Coventry High School is a public high school for grades 9 through 12 located in Coventry, Tolland County, Connecticut. It is accredited by the New England Association of Schools and Colleges.

==History==
In 1956, the school district was formed and construction began on Coventry High School. The doors were opened and classes began on September 6, 1956. The original structure contained four hallways and a somewhat central courtyard. An expansion in 1970 added the existing technology education wing, an auxiliary gymnasium, locker room facilities, art area and new library. It remained unchanged for over 30 years.

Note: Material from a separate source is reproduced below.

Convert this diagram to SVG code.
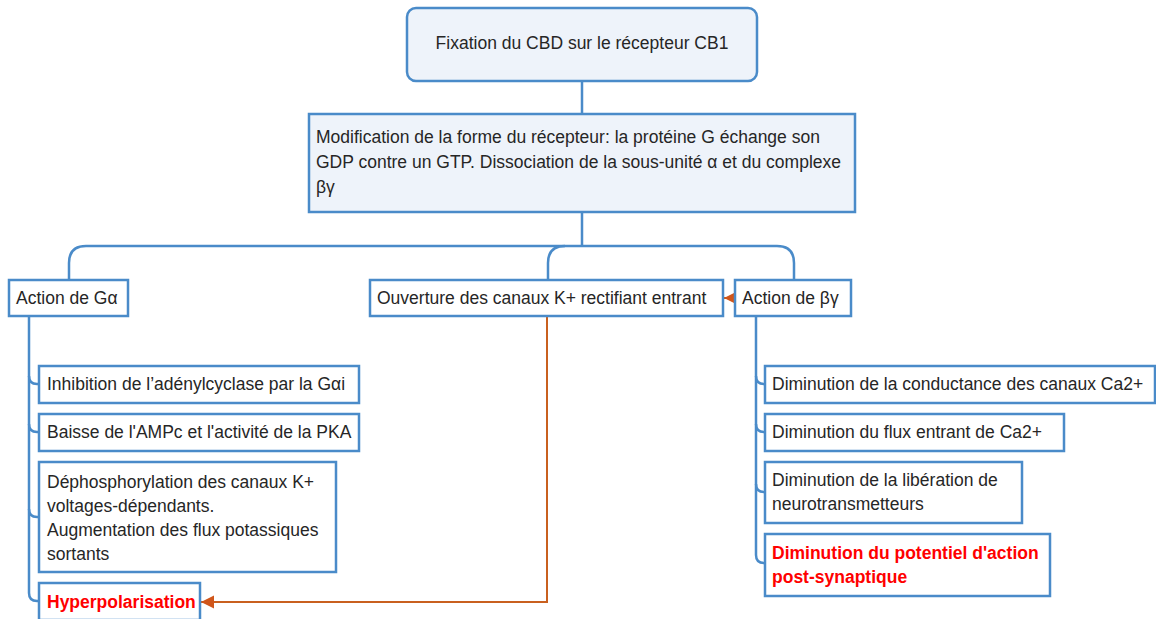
<svg xmlns="http://www.w3.org/2000/svg" width="1156" height="619" viewBox="0 0 1156 619">
<defs>
<style>
.box{fill:#ffffff;stroke:#4a8bc9;stroke-width:2.5}
.hd{fill:#eef3fa;stroke:#4a8bc9;stroke-width:2.5}
.t{font-family:"Liberation Sans",Arial,sans-serif;font-size:17.5px;fill:#262626}
.r{font-family:"Liberation Sans",Arial,sans-serif;font-size:17.5px;font-weight:bold;fill:#ff0000}
.c{fill:none;stroke:#4a8bc9;stroke-width:2.5}
.o{fill:none;stroke:#c9601f;stroke-width:2}
</style>
<marker id="ah" viewBox="0 0 10 10" refX="10" refY="5" markerWidth="13" markerHeight="14" orient="auto" markerUnits="userSpaceOnUse">
<path d="M0,0 L10,5 L0,10 z" fill="#d0561b"/>
</marker>
</defs>
<rect width="1156" height="619" fill="#ffffff"/>

<g id="connectors">
<path class="c" d="M582,81 V114"/>
<path class="c" d="M582,212 V246"/>
<path class="c" d="M582,246 H86 Q69,246 69,263 V280"/>
<path class="c" d="M582,246 H777 Q794,246 794,263 V280"/>
<path class="c" d="M565,246 Q548,246 548,263 V280"/>
<path class="c" d="M29,316 V593 Q29,601 37,601 H39"/>
<path class="c" d="M29,376 Q29,384 37,384 H39"/>
<path class="c" d="M29,424 Q29,432 37,432 H39"/>
<path class="c" d="M29,509 Q29,517 37,517 H39"/>
<path class="c" d="M756,316 V555 Q756,563 764,563 H765"/>
<path class="c" d="M756,376 Q756,384 764,384 H765"/>
<path class="c" d="M756,424 Q756,432 764,432 H765"/>
<path class="c" d="M756,484 Q756,492 764,492 H765"/>
<path class="o" d="M735,298 H724" marker-end="url(#ah)"/>
<path class="o" d="M547,317 V602 H201" marker-end="url(#ah)"/>
</g>

<g id="n1">
<rect class="hd" x="407" y="8" width="350" height="73" rx="9"/>
<text class="t" x="582" y="49" text-anchor="middle">Fixation du CBD sur le récepteur CB1</text>
</g>
<g id="n2">
<rect class="hd" x="309" y="114" width="546" height="98"/>
<text class="t" x="316" y="143">Modification de la forme du récepteur: la protéine G échange son</text>
<text class="t" x="316" y="168">GDP contre un GTP. Dissociation de la sous-unité α et du complexe</text>
<text class="t" x="316" y="193">βγ</text>
</g>
<g id="n3">
<rect class="box" x="9" y="280" width="119" height="36"/>
<text class="t" x="16" y="304">Action de Gα</text>
</g>
<g id="n4">
<rect class="box" x="370" y="280" width="353" height="36"/>
<text class="t" x="377" y="304">Ouverture des canaux K+ rectifiant entrant</text>
</g>
<g id="n5">
<rect class="box" x="735" y="280" width="116" height="36"/>
<text class="t" x="742" y="304">Action de βγ</text>
</g>
<g id="n6">
<rect class="box" x="39" y="366" width="320" height="37"/>
<text class="t" x="47" y="390">Inhibition de l’adénylcyclase par la Gαi</text>
</g>
<g id="n7">
<rect class="box" x="39" y="414" width="320" height="37"/>
<text class="t" x="47" y="438">Baisse de l'AMPc et l'activité de la PKA</text>
</g>
<g id="n8">
<rect class="box" x="39" y="462" width="297" height="110"/>
<text class="t" x="47" y="488">Déphosphorylation des canaux K+</text>
<text class="t" x="47" y="512">voltages-dépendants.</text>
<text class="t" x="47" y="536">Augmentation des flux potassiques</text>
<text class="t" x="47" y="560">sortants</text>
</g>
<g id="n9">
<rect class="box" x="39" y="583" width="161" height="37"/>
<text class="r" x="47" y="608">Hyperpolarisation</text>
</g>
<g id="n10">
<rect class="box" x="765" y="366" width="390" height="37"/>
<text class="t" x="772" y="390">Diminution de la conductance des canaux Ca2+</text>
</g>
<g id="n11">
<rect class="box" x="765" y="414" width="299" height="37"/>
<text class="t" x="772" y="438">Diminution du flux entrant de Ca2+</text>
</g>
<g id="n12">
<rect class="box" x="765" y="462" width="257" height="61"/>
<text class="t" x="772" y="486">Diminution de la libération de</text>
<text class="t" x="772" y="510">neurotransmetteurs</text>
</g>
<g id="n13">
<rect class="box" x="765" y="534" width="285" height="62"/>
<text class="r" x="772" y="559">Diminution du potentiel d'action</text>
<text class="r" x="772" y="583">post-synaptique</text>
</g>
</svg>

In 2001, a massive second renovation began which added a new science wing, computer lab, gymnasium with locker room facilities, a significantly larger auditorium, library and media center, band and music rooms and additional classrooms and storage space. Two new courtyards were also created in the process. Construction was substantially completed in the fall of 2002.

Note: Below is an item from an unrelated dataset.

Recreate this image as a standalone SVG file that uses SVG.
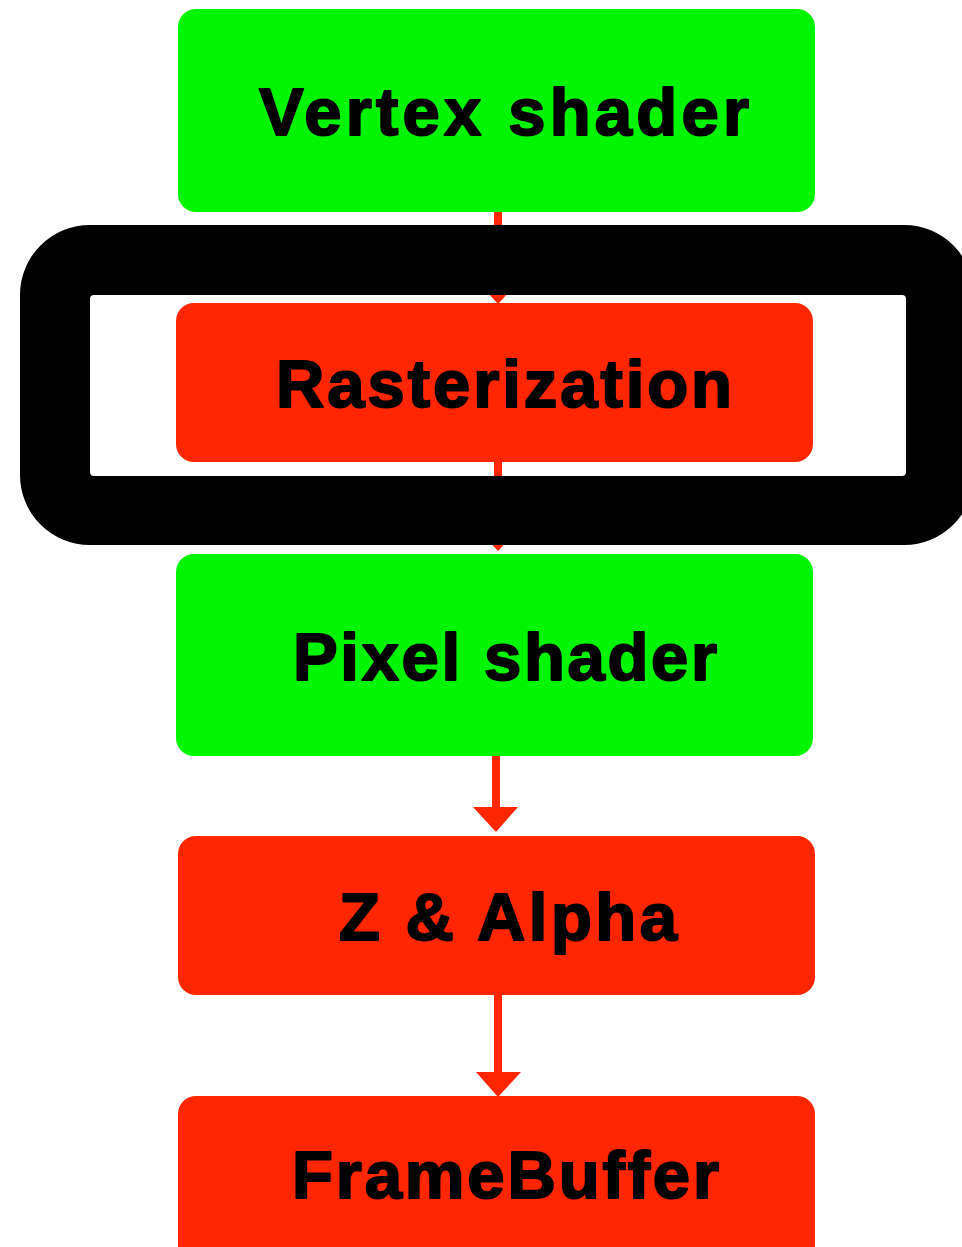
<svg xmlns="http://www.w3.org/2000/svg" width="962" height="1247" viewBox="0 0 962 1247">
  <style>
    .green { fill: #00F500; }
    .red { fill: #FF2600; }
    .label { font-family: "Liberation Sans", Arial, sans-serif; font-weight: bold; font-size: 67px; fill: #000; stroke: #000; stroke-width: 2; stroke-linejoin: round; }
    .wire { stroke: #FF2600; stroke-width: 8; fill: none; }
    .head { fill: #FF2600; }
  </style>
  <rect width="962" height="1247" fill="#fff"/>

  <!-- pipeline connectors -->
  <g id="connectors">
    <line class="wire" x1="498" y1="210" x2="498" y2="285"/>
    <polygon class="head" points="476,280 520,280 498,304"/>
    <line class="wire" x1="498" y1="460" x2="498" y2="532"/>
    <polygon class="head" points="476,527 520,527 498,551"/>
    <line class="wire" x1="496" y1="755" x2="496" y2="812"/>
    <polygon class="head" points="473,807 518,807 496,832"/>
    <line class="wire" x1="498" y1="994" x2="498" y2="1077"/>
    <polygon class="head" points="476,1072 521,1072 498,1097"/>
  </g>

  <g id="vertex-shader">
    <rect class="green" x="178" y="9" width="637" height="203" rx="18"/>
    <text class="label" x="259" y="135" textLength="490" lengthAdjust="spacing">Vertex shader</text>
  </g>

  <g id="rasterization">
    <rect class="red" x="176" y="303" width="637" height="159" rx="18"/>
    <text class="label" x="276" y="407" textLength="456" lengthAdjust="spacing">Rasterization</text>
  </g>

  <g id="pixel-shader">
    <rect class="green" x="176" y="554" width="637" height="202" rx="18"/>
    <text class="label" x="293" y="680" textLength="424" lengthAdjust="spacing">Pixel shader</text>
  </g>

  <g id="z-alpha">
    <rect class="red" x="178" y="836" width="637" height="159" rx="18"/>
    <text class="label" x="339" y="940" textLength="338" lengthAdjust="spacing">Z &amp; Alpha</text>
  </g>

  <g id="framebuffer">
    <rect class="red" x="178" y="1096" width="637" height="170" rx="18"/>
    <text class="label" x="292" y="1198" textLength="427" lengthAdjust="spacing">FrameBuffer</text>
  </g>

  <!-- heavy highlight frame around the rasterization stage -->
  <g id="highlight">
    <path fill="#000" fill-rule="evenodd" d="M90,225 H904 A70,70 0 0 1 974,295 V475 A70,70 0 0 1 904,545 H90 A70,70 0 0 1 20,475 V295 A70,70 0 0 1 90,225 Z M94,295 H902 A4,4 0 0 1 906,299 V472 A4,4 0 0 1 902,476 H94 A4,4 0 0 1 90,472 V299 A4,4 0 0 1 94,295 Z"/>
  </g>
</svg>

== Enrollment data and statistics==
Public school data from the 2004–2005 school year shows a total enrollment of 610 students. 96% White, 1% Hispanic, 1% Black, 1% Asian and 1% Native American/Alaskan. 36.9% of the students were male, 63.1% female. Number of certified teachers (FTE): 45.7, student/teacher Ratio: 14.8. Coventry High School had a total enrollment of 595 students as of June 2006. Coventry High School had a total enrollment of 472 students as of May 2018.

==Athletics==
- Baseball
- Basketball - Boys
- Basketball - Girls
- Cross Country
- Football
- Golf
- Ice hockey
- Soccer - Boys
- Soccer - Girls
- Softball
- Tennis
- Track and Field
- Volleyball
- Swimming
- Lacrosse
- Ultimate Frisbee (Coed)

Coventry teams have won championships in recent years: CHS Baseball won the CIAC Championship in 2019, and the CHS Volleyball team won the CIAC Championship in 2017, and came in second in 2018. The Women's Varsity Outdoor Track and Field team won the Class S State Championship for the first time in 2026.

==Academics==

CHS offers Advanced Placement classes. Students are also able to earn college credits through the University of Connecticut's Early College Experience program, which are also transferable to other universities. CHS also offers classes through the Manchester Community College High School Partnership Program.